Mar 27, 2003 7:48 PM # 
randy:
I was absorbed. Excellent work Vlad. I thought I trained fairly vigorously, and now I feel like a slacker :-) I would add (from personal experience, not science), that doing hill work seems to translate into flat-surface speed, and certainly helps with O speed.

I do have some stupid questions --

I'm rarely tired after a typical O race, even if I feel I've "pushed it". Is that normal? I feel I should be tired (i,e., I'm not really pushing it after all). I'd like to feel that I gave it everything. It tells me that physical training isn't the bottleneck, but navigational speed is (i.e, I recover because I read the map and terrain too much and too slowly). Any insights?

No mention of "fast twitch" vs "slow twitch" fibers. I got the impression that it was irrelevant. Elsewere, however, I have read where you can recruit one from the other via certain types of training.

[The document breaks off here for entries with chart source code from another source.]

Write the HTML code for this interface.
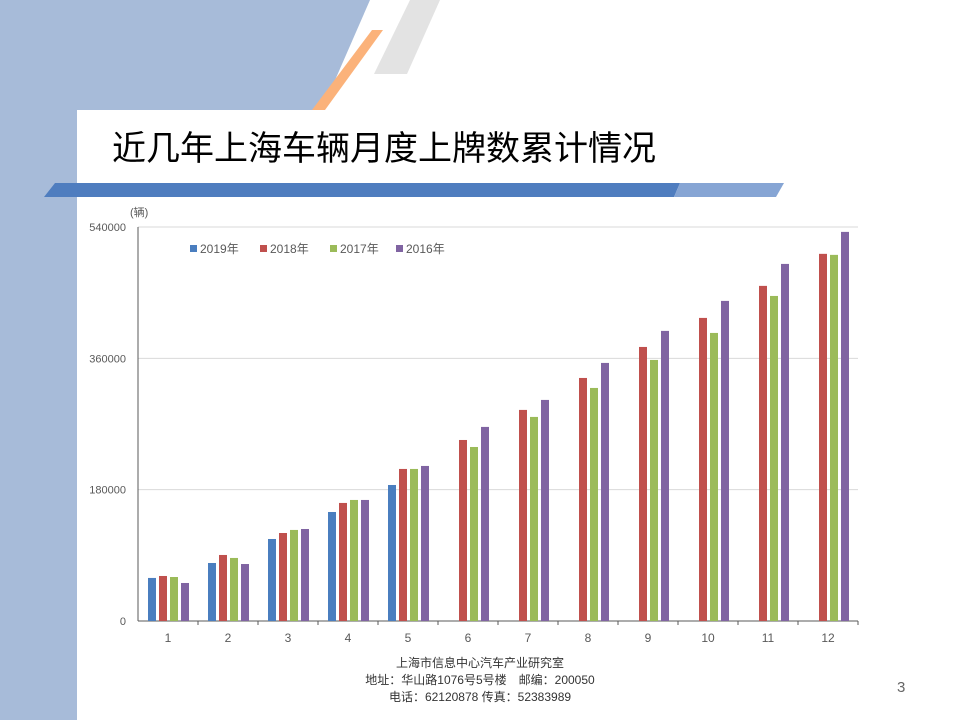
<!DOCTYPE html>
<html><head><meta charset="utf-8"><style>
html,body{margin:0;padding:0;width:960px;height:720px;overflow:hidden;background:#fff;font-family:"Liberation Sans","Noto Sans CJK SC",sans-serif}
</style></head><body>
<svg width="960" height="720" viewBox="0 0 960 720">
<polygon points="0,0 370,0 322,110 0,110" fill="#a7bbd9"/>
<rect x="0" y="100" width="77" height="620" fill="#a7bbd9"/>
<polygon points="372,30 383,30 325,110 312,110" fill="#fbb27a"/>
<polygon points="410,0 440,0 407,74 374,74" fill="#e3e3e3"/>
<path d="M77,720 L77,124 Q77,110 91,110 L960,110 L960,720 Z" fill="#fff"/>
<text x="112" y="160" font-size="34" fill="#000" font-family="'Noto Sans CJK SC',sans-serif">近几年上海车辆月度上牌数累计情况</text>
<polygon points="55,183 680,183 674,197 44,197" fill="#4f7dbf"/>
<polygon points="680,183 784,183 776,197 674,197" fill="#86a5d4"/>
<g id="chart"></g>
<text x="480" y="667" font-size="12" fill="#333" text-anchor="middle">上海市信息中心汽车产业研究室</text>
<text x="480" y="684" font-size="12" fill="#333" text-anchor="middle">地址：华山路1076号5号楼　邮编：200050</text>
<text x="480" y="701" font-size="12" fill="#333" text-anchor="middle">电话：62120878  传真：52383989</text>
<text x="897" y="692" font-size="15" fill="#666">3</text>
</svg>
<script>
const categories=["1","2","3","4","5","6","7","8","9","10","11","12"];
const seriesNames=["2019年","2018年","2017年","2016年"];
const colors=["#4a7ebf","#c0504d","#9bbb59","#8064a2"];
const s2019=[59000,79500,112400,149400,186400,null,null,null,null,null,null,null];
const s2018=[61700,90500,120600,161800,208400,248100,289300,333100,375600,415400,459300,503200];
const s2017=[60300,86400,124800,165900,208400,238500,279700,319400,357800,394800,445500,501800];
const s2016=[52100,78100,126100,165900,212500,266000,303000,353700,397600,438700,489400,533300];
const yTicks=[0,180000,360000,540000];
const series=[s2019,s2018,s2017,s2016];
const NS="http://www.w3.org/2000/svg";
const g=document.getElementById('chart');
const x0=138,x1=858,y0=621,y1=227,yMax=540000;
const bw=(x1-x0)/categories.length;
function y(v){return y0-(v/yMax)*(y0-y1);}
function cx(i){return x0+bw*(i+0.5);}
function mk(t,a){const e=document.createElementNS(NS,t);for(const k in a)e.setAttribute(k,a[k]);g.appendChild(e);return e;}
yTicks.forEach(v=>{
 if(v>0){const l=mk('line',{x1:x0,x2:x1,y1:y(v),y2:y(v),stroke:'#d9d9d9'});
 
 }
 const t=mk('text',{x:x0-12,y:y(v)+4,'font-size':11,fill:'#595959','text-anchor':'end'});t.textContent=v;
 
 
});
const yl=mk('line',{x1:x0,x2:x0,y1:y1,y2:y0,stroke:'#595959'});


const xl=mk('line',{x1:x0,x2:x1,y1:y0,y2:y0,stroke:'#595959'});


const ut=mk('text',{x:130,y:216,'font-size':11,fill:'#595959'});ut.textContent='(辆)';


categories.forEach((c,i)=>{
 const tk=mk('line',{x1:x0+bw*(i+1),x2:x0+bw*(i+1),y1:y0,y2:y0+4,stroke:'#595959'});
 
 
 const t=mk('text',{x:cx(i),y:y0+21,'font-size':12,fill:'#595959','text-anchor':'middle'});t.textContent=c;
 
 
 series.forEach((s,j)=>{
  const v=s[i];if(v==null)return;
  const r=mk('rect',{x:cx(i)-20+j*11,y:y(v),width:8,height:y0-y(v),fill:colors[j]});
  
  
 });
});
const lx=[190,260,330,396];
seriesNames.forEach((n,j)=>{
 const r=mk('rect',{x:lx[j],y:245,width:7,height:7,fill:colors[j]});
 
 
 const t=mk('text',{x:lx[j]+10,y:253,'font-size':12,fill:'#595959'});t.textContent=n;
 
 
});
</script>
</body></html>
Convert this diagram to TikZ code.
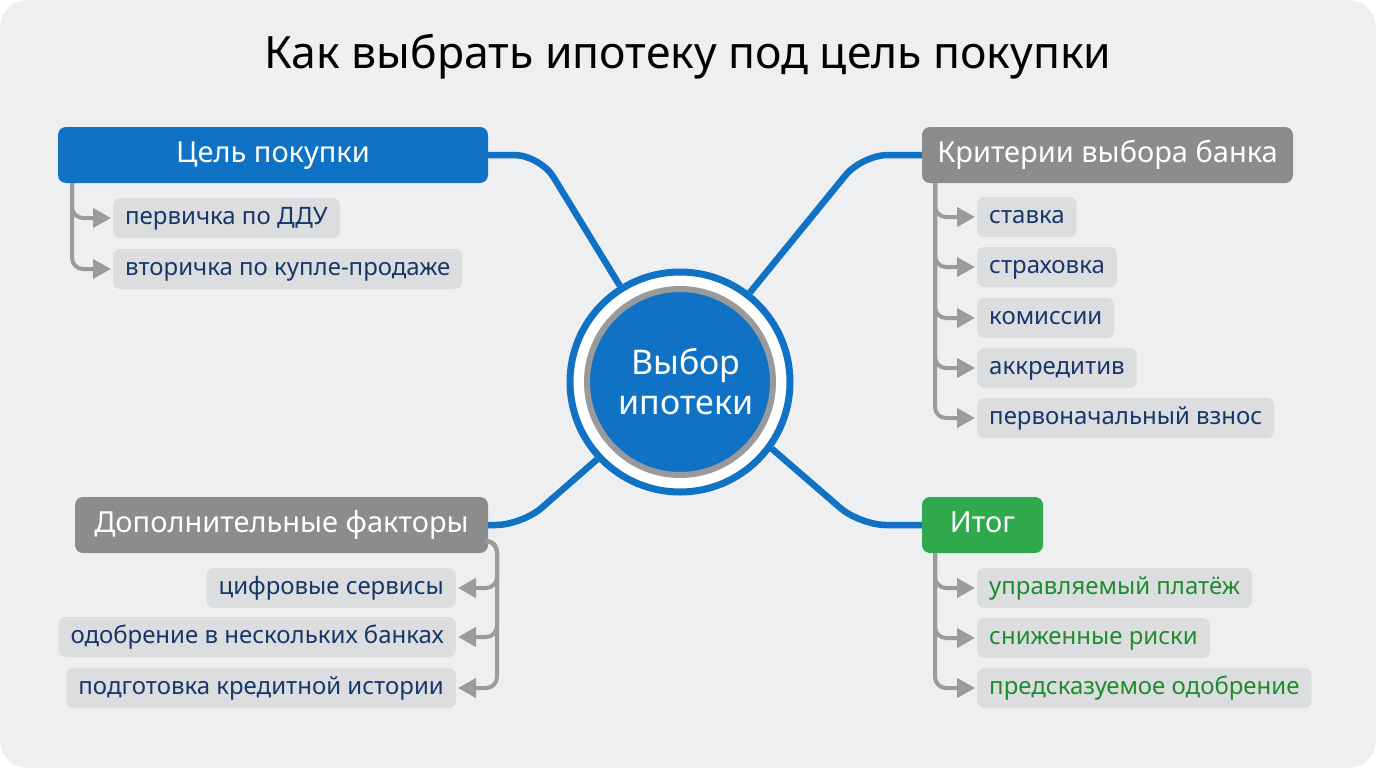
\documentclass[tikz,border=0pt]{standalone}
\usepackage{fontspec}
\setmainfont{Noto Sans}
\usetikzlibrary{arrows.meta,calc}
\definecolor{bgc}{HTML}{EEEFF1}
\definecolor{mblue}{HTML}{0F72C4}
\definecolor{hgray}{HTML}{8C8C8C}
\definecolor{pill}{HTML}{DCDDDF}
\definecolor{dtext}{HTML}{17376A}
\definecolor{mgreen}{HTML}{2FA94C}
\definecolor{gtext}{HTML}{1F8B2F}
\definecolor{lgray}{HTML}{9B9B9B}
\definecolor{ring}{HTML}{9A9A9A}
\tikzset{
  header/.style={rounded corners=8pt, minimum height=56pt, inner sep=0pt, text=white,
    text height=21pt, text depth=6pt, font=\fontsize{29}{32}\selectfont},
  pillbox/.style={fill=pill, rounded corners=7pt, minimum height=40pt, inner xsep=12pt, inner ysep=0pt,
    text height=17pt, text depth=5pt, text=dtext, font=\fontsize{24}{27}\selectfont},
  gpill/.style={pillbox, text=gtext},
  conn/.style={draw=mblue, line width=6.5pt, rounded corners=26pt},
  branch/.style={draw=lgray, line width=4pt, rounded corners=11pt,
    -{Triangle[length=18pt,width=19pt]}, shorten >=2pt},
}
\begin{document}
\begin{tikzpicture}[x=1pt,y=-1pt]
\useasboundingbox (0,0) rectangle (1376,768);
\fill[white] (0,0) rectangle (1376,768);
\fill[bgc, rounded corners=28pt] (0,0) rectangle (1376,768);

\node[font=\fontsize{44.5}{50}\selectfont, text=black] (title) at (688,57) {Как выбрать ипотеку под цель покупки};

% center
\node[circle, draw=mblue, line width=7pt, fill=white, minimum size=220pt, inner sep=0pt] (c) at (680,382) {};
\node[circle, draw=ring, line width=6pt, fill=mblue, minimum size=186pt, inner sep=0pt] (ci) at (680,382) {};
\node[text=white, align=center, font=\fontsize{34}{40}\selectfont] (ct) at (686,382) {Выбор\\ипотеки};

% headers
\node[header, fill=mblue, minimum width=430pt] (cel) at (273,155) {Цель покупки};
\node[header, fill=hgray, minimum width=371pt] (krit) at (1107.5,155) {Критерии выбора банка};
\node[header, fill=hgray, minimum width=413pt] (dop) at (281.5,525) {Дополнительные факторы};
\node[header, fill=mgreen, minimum width=121pt] (itog) at (982.5,525) {Итог};

% connectors
\draw[conn] (cel.east) -- (540,155) -- (c.122);
\draw[conn] (krit.west) -- (862,155) -- (c.52);
\draw[conn] (dop.east) -- (522,525) -- (c.223);
\draw[conn] (itog.west) -- (860,525) -- (c.324);

% children: Цель покупки
\node[pillbox, anchor=west] (p1) at (113,218) {первичка по ДДУ};
\node[pillbox, anchor=west] (p2) at (113,269) {вторичка по купле-продаже};
\coordinate (tl) at (72,183);
\draw[branch] (tl) |- (p1.west);
\draw[branch] (tl) |- (p2.west);

% children: Критерии
\node[pillbox, anchor=west] (k1) at (977,217) {ставка};
\node[pillbox, anchor=west] (k2) at (977,267) {страховка};
\node[pillbox, anchor=west] (k3) at (977,318) {комиссии};
\node[pillbox, anchor=west] (k4) at (977,368) {аккредитив};
\node[pillbox, anchor=west] (k5) at (977,418) {первоначальный взнос};
\coordinate (tr) at (935,183);
\foreach \k in {k1,k2,k3,k4,k5} \draw[branch] (tr) |- (\k.west);

% children: Итог
\node[gpill, anchor=west] (i1) at (977,588) {управляемый платёж};
\node[gpill, anchor=west] (i2) at (977,638) {сниженные риски};
\node[gpill, anchor=west] (i3) at (977,688) {предсказуемое одобрение};
\coordinate (br) at (935,553);
\foreach \k in {i1,i2,i3} \draw[branch] (br) |- (\k.west);

% children: Дополнительные
\node[pillbox, anchor=east] (d1) at (456,588) {цифровые сервисы};
\node[pillbox, anchor=east] (d2) at (456,637) {одобрение в нескольких банках};
\node[pillbox, anchor=east] (d3) at (456,688) {подготовка кредитной истории};
\coordinate (bl) at (486,541);
\coordinate (blx) at (497,541);
\foreach \k in {d1,d2,d3} \draw[branch] (bl) -- (blx) |- (\k.east);
\end{tikzpicture}
\end{document}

Is that a myth or relevant, or somehow "factored in" in the training of your muscles to use oxygen more effeciently?
Mar 27, 2003 8:42 PM # 
Tundra/Desert:
Randy's #1: I think this goes right along the lines of O-intensity being below the "max" intensity. The only chances to really give it "everything" in O are park-O races.

Randy's #2: It _is_ relevant, and all of the five primary sources I used have discussions. I had to simplify things so that the paper was readable.

This discussion thread is closed.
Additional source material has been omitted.